Neurons in a brain basically have perfect harmony, at some level, through a kind of division of labor — in which new ideas and different attention are an essential part of the division of labor.
Uniformity in a brain implies a low effective bit rate, and thus a low ability to cope effectively with complex challenges.
I am worried that we ALREADY having problems with dealing with constructive diversity in our society, growing problems in some ways.
And finally, getting back to the more near-term and practical, I have to ask: What do you think society could be doing now to better militate against existential risks?
For threat number one — basically, avoiding the nuclear end game — society could be doing many, many things, some of which I talk about in some detail at www.werbos.com/energy.htm.
For the other threats — I would be a lot more optimistic if I could see pathways to society really helping.
One thing that pops into my mind would be the possibility of extending the kind of research effort that NSF supported under COPN, which aimed at really deepening our fundamental understanding, in a cross-cutting way, avoiding the pitfalls of trying to build Terminators or of trying to control people better with wires onto their brains.
I have often wondered what could be done to provide more support for real human sanity and human potential (which is NOT a matter of ensuring conformity or making us all into a reliable workforce).
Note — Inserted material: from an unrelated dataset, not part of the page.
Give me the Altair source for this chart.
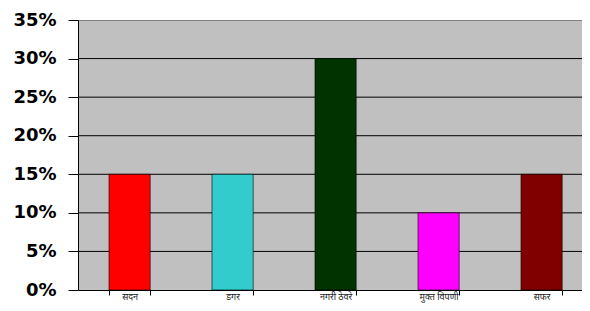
import altair as alt
import pandas as pd

categories = ["सदन", "डगर", "नगरी ठेवरे", "मुक्त विपणी", "सफर"]
values = [0.15, 0.15, 0.30, 0.10, 0.15]
colors = ["#FF0000", "#33CCCC", "#003300", "#FF00FF", "#800000"]
y_ticks = [0, 0.05, 0.10, 0.15, 0.20, 0.25, 0.30, 0.35]
grid_vals = [0.05, 0.10, 0.15, 0.20, 0.25, 0.30]

df = pd.DataFrame({"cat": categories, "val": values, "color": colors})

y_axis = alt.Axis(values=y_ticks, format=".0%", grid=False, tickSize=10,
                  tickColor="black", domainColor="black", labelPadding=12,
                  labelOverlap=False, labelBound=False, labelFontWeight="bold",
                  labelFontSize=18, labelFont="DejaVu Sans", labelColor="black")

grid = alt.Chart(pd.DataFrame({"g": grid_vals})).mark_rule(color="black", strokeWidth=1).encode(
    y=alt.Y("g:Q", scale=alt.Scale(domain=[0, 0.35]), title=None, axis=y_axis)
)

bars = alt.Chart(df).mark_bar(stroke="black", strokeWidth=0.6).encode(
    x=alt.X("cat:N", sort=categories, title=None,
            scale=alt.Scale(paddingInner=0.6, paddingOuter=0.2466, align=0.61),
            axis=alt.Axis(labelAngle=0, labelFontSize=9, labelColor="#222222",
                          labelBaseline="alphabetic",
                          tickBand="extent", tickSize=5, tickColor="black",
                          domainColor="black", labelPadding=4, labelFont="Noto Sans")),
    y=alt.Y("val:Q", title=None, scale=alt.Scale(domain=[0, 0.35]), axis=y_axis),
    color=alt.Color("color:N", scale=None),
)

chart = (grid + bars).properties(
    width=504, height=270,
    padding={"left": 70, "top": 12, "right": 0, "bottom": 13},
    autosize=alt.AutoSizeParams(type="none"),
    background="white",
).configure_view(fill="#C0C0C0", stroke="#808080", strokeWidth=1
).configure_axis(labelOverlap=False)

chart.save("out.html", embed_options={"renderer": "svg", "actions": False})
I don’t see one, simple magical answer, but there is a huge amount of unmet potential there.
www.stateofthefuture.org talks a lot about trying to build more collective intelligence … trying to create streams of dialogue (both inner and outer?), where we can actually pose key questions and stick with them, with social support for that kind of thinking activity.
Yes, I can certainly see the value in that – more and more collective intelligence, moving us toward a coherent sort of Global Brain capable of dealing with species-level challenges, can certainly help us mitigate existential risk. Though exactly how much it can help seems currently difficult to say.
Well, thanks very much for your responses – and good luck to you in all your efforts!